We know that the Soviet Empire can be held together only by the threat of force, stated in such unqualified terms by Brezhnev two weeks ago.

That brings us to an examination of the spirit of our own people and its supreme importance in considering our part in the collective action required to preserve peace. There has never been any uncertainty about the spirit of our own people in the past. In peace and war they have demonstrated their initiative, energy and courage. Part of the price of the freedom we all so greatly cherish is that measure of self-discipline, decency, and co-operation which will give to any national undertaking the full strength of a dedicated people. At a time when we undoubtedly face one of the most dangerous situations with which we have ever been confronted, the united spirit of all our people will be the decisive factor.

For that reason, I do believe that Canadians should no longer ignore the organized attempts to destroy the educational structure upon which the strength of our country so largely depends, and in that way weaken the authority of the state and the unity of our people.
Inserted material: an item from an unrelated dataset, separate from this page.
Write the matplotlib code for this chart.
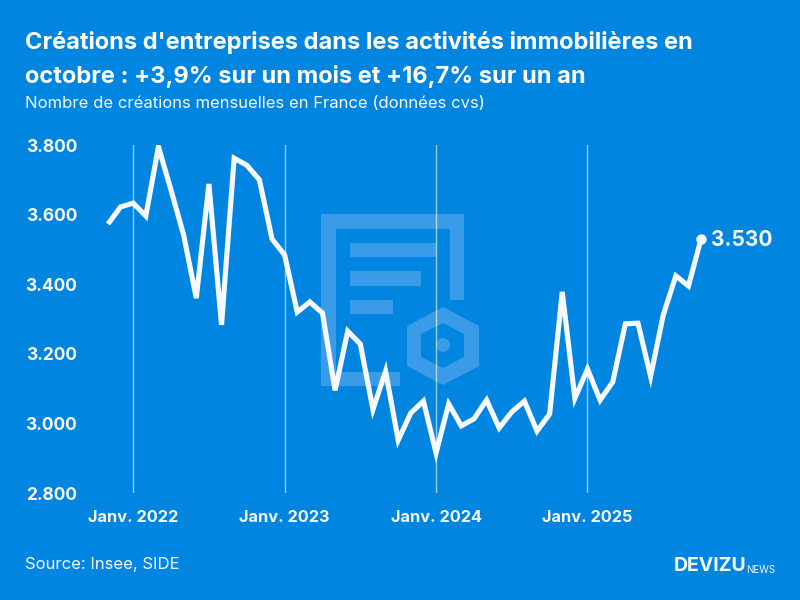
import matplotlib
matplotlib.use('Agg')
import matplotlib.pyplot as plt
from matplotlib import patches as mp
from matplotlib.transforms import Affine2D

plt.rcParams['font.family'] = ['Inter', 'DejaVu Sans']

BG = '#0085E0'
INK = '#F8F8FF'
MARK = '#3A9CE9'

# One value per month, Nov. 2021 -> Oct. 2025
creations = [3573, 3622, 3633, 3596, 3795, 3670, 3541, 3360, 3688, 3283, 3762, 3742,
             3700, 3530, 3484, 3320, 3349, 3317, 3095, 3265, 3228, 3040, 3150, 2952,
             3030, 3064, 2915, 3056, 2993, 3013, 3067, 2987, 3033, 3064, 2978, 3027,
             3378, 3072, 3156, 3067, 3119, 3286, 3288, 3135, 3311, 3424, 3395, 3530]
months = list(range(len(creations)))
jan_positions = [2, 14, 26, 38]
jan_labels = ['Janv. 2022', 'Janv. 2023', 'Janv. 2024', 'Janv. 2025']
y_ticks = [2800, 3000, 3200, 3400, 3600, 3800]
y_labels = ['2.800', '3.000', '3.200', '3.400', '3.600', '3.800']
last_label = '3.530'

W, H = 800, 600
fig = plt.figure(figsize=(8, 6), dpi=100, facecolor=BG)

# Watermark is drawn in pixel coordinates, y going down from the top
px = Affine2D().scale(1, -1).translate(0, H)
bars = [(321, 214, 143, 15), (321, 214, 15, 172), (321, 372, 79, 14), (450, 214, 14, 86),
        (350, 243, 86, 14), (350, 271, 71, 15), (350, 300, 43, 14)]
for x, y, w, h in bars:
    fig.add_artist(mp.Rectangle((x, y), w, h, fc=MARK, ec='none', transform=px, zorder=-2))
hex_outer = [(443, 307), (479, 326), (479, 366), (443, 385), (407, 366), (407, 326)]
hex_inner = [(443, 323), (464, 334), (464, 357), (443, 368), (421, 357), (421, 334)]
fig.add_artist(mp.Polygon(hex_outer, fc=MARK, ec='none', transform=px, zorder=-2))
fig.add_artist(mp.Polygon(hex_inner, fc=BG, ec='none', transform=px, zorder=-1.5))
fig.add_artist(mp.Circle((443, 345), 7, fc=MARK, ec='none', transform=px, zorder=-1))

ax = fig.add_axes([100 / W, 1 - 493 / H, 620 / W, 348 / H])
ax.patch.set_alpha(0)
ax.set_xlim(-0.63, 48.5)
ax.set_ylim(2800, 3800)
for s in ax.spines.values():
    s.set_visible(False)

for m in jan_positions:
    ax.axvline(m, color='white', alpha=0.6, lw=1, zorder=1)

ax.plot(months, creations, color=INK, lw=3.7, solid_joinstyle='miter',
        solid_capstyle='butt', zorder=3)
ax.plot(months[-1], creations[-1], 'o', color=INK, ms=7.5, mec='none', zorder=4)
ax.annotate(last_label, (months[-1], creations[-1]), xytext=(7, -1),
            textcoords='offset points', va='center', ha='left',
            color=INK, fontsize=15, fontweight='bold')

ax.set_xticks(jan_positions, jan_labels)
ax.set_yticks(y_ticks, y_labels)
ax.tick_params(length=0)
ax.tick_params(axis='x', pad=12, labelsize=11.8, labelcolor=INK)
ax.tick_params(axis='y', pad=16.5, labelsize=12.5, labelcolor=INK)
for lab in ax.get_xticklabels() + ax.get_yticklabels():
    lab.set_fontweight('bold')


def put(x, y, s, **kw):
    # Text placed by its pixel position on the 800x600 canvas
    fig.text(x / W, 1 - y / H, s, va='center', color=kw.pop('color', INK), **kw)


put(25, 43, "Créations d'entreprises dans les activités immobilières en",
    fontsize=17, fontweight='bold', color='white')
put(25, 76, "octobre : +3,9% sur un mois et +16,7% sur un an",
    fontsize=17, fontweight='bold', color='white')
put(25, 103, "Nombre de créations mensuelles en France (données cvs)", fontsize=12)
put(25, 564, "Source: Insee, SIDE", fontsize=12)
put(674, 566, "DEVIZU", fontsize=14, fontweight='bold')
put(746, 570, "NEWS", fontsize=7)

fig.savefig('out.png', dpi=100, facecolor=BG)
Of one thing let us be perfectly sure. If it should appear that the free democracies are not united for the purpose of collective security, or that the moral fibre of the free nations would not support the test of collective defence, then we would only be inviting the most disastrous war of all time by our apparent unwillingness to do those things which are necessary to give collective security real meaning. For each of us in our own way, that is the most important task which lies ahead.

The Price of Peace for ourselves and all free nations is our complete spiritual, physical and material dedication to the defence of peace and freedom in an effective organization for collective security.

Thanks of the meeting were expressed by Mr. E. A. Royce.